順序scan為RegionScannerImpl,反向scan為ReversedRegionScannerImpl
先來看RegionScannerImpl的實現
RegionScannerImpl(Scan scan, List<KeyValueScanner> additionalScanners, HRegion region)
throws IOException {
this.region = region;
this.maxResultSize = scan.getMaxResultSize();
if (scan.hasFilter()) {
this.filter = new FilterWrapper(scan.getFilter());
} else {
this.filter = null;
}
/**
* By default, calls to next/nextRaw must enforce the batch limit. Thus, construct a default
* scanner context that can be used to enforce the batch limit in the event that a
* ScannerContext is not specified during an invocation of next/nextRaw
*/
defaultScannerContext = ScannerContext.newBuilder().setBatchLimit(scan.getBatch()).build();
if (Bytes.equals(scan.getStopRow(), HConstants.EMPTY_END_ROW) && !scan.isGetScan()) {
this.stopRow = null;
} else {
this.stopRow = scan.getStopRow();
}
// If we are doing a get, we want to be [startRow,endRow] normally
// it is [startRow,endRow) and if startRow=endRow we get nothing.
this.isScan = scan.isGetScan() ? -1 : 0;
// synchronize on scannerReadPoints so that nobody calculates
// getSmallestReadPoint, before scannerReadPoints is updated.
IsolationLevel isolationLevel = scan.getIsolationLevel();
synchronized(scannerReadPoints) {
this.readPt = getReadpoint(isolationLevel);
scannerReadPoints.put(this, this.readPt);
}
// Here we separate all scanners into two lists - scanner that provide data required
// by the filter to operate (scanners list) and all others (joinedScanners list).

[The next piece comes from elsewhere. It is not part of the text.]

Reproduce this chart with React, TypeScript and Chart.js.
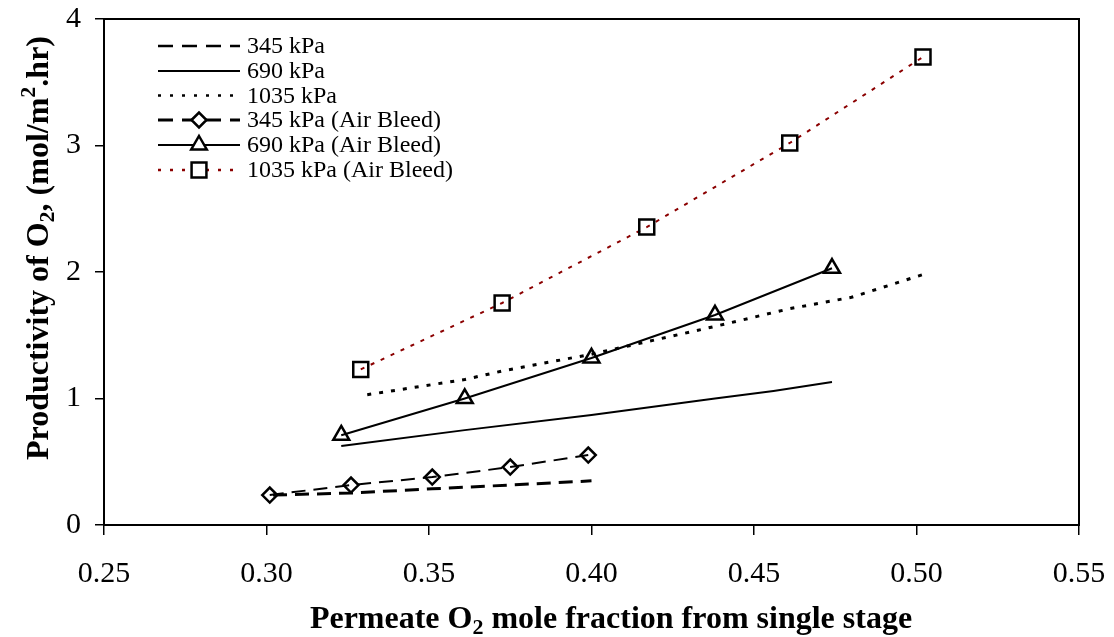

List<KeyValueScanner> scanners = new ArrayList<KeyValueScanner>();
List<KeyValueScanner> joinedScanners = new ArrayList<KeyValueScanner>();
if (additionalScanners != null) {
scanners.addAll(additionalScanners);
}
for (Map.Entry<byte[], NavigableSet<byte[]>> entry :
scan.getFamilyMap().entrySet()) {
Store store = stores.get(entry.getKey());
KeyValueScanner scanner = store.getScanner(scan, entry.getValue(), this.readPt);
if (this.filter == null || !scan.doLoadColumnFamiliesOnDemand()
|| this.filter.isFamilyEssential(entry.getKey())) {
scanners.add(scanner);
} else {
joinedScanners.add(scanner);
}
}
initializeKVHeap(scanners, joinedScanners, region);
}
這裡additionalScanners為null,
scan.doLoadColumnFamiliesOnDemand() scan預設是false。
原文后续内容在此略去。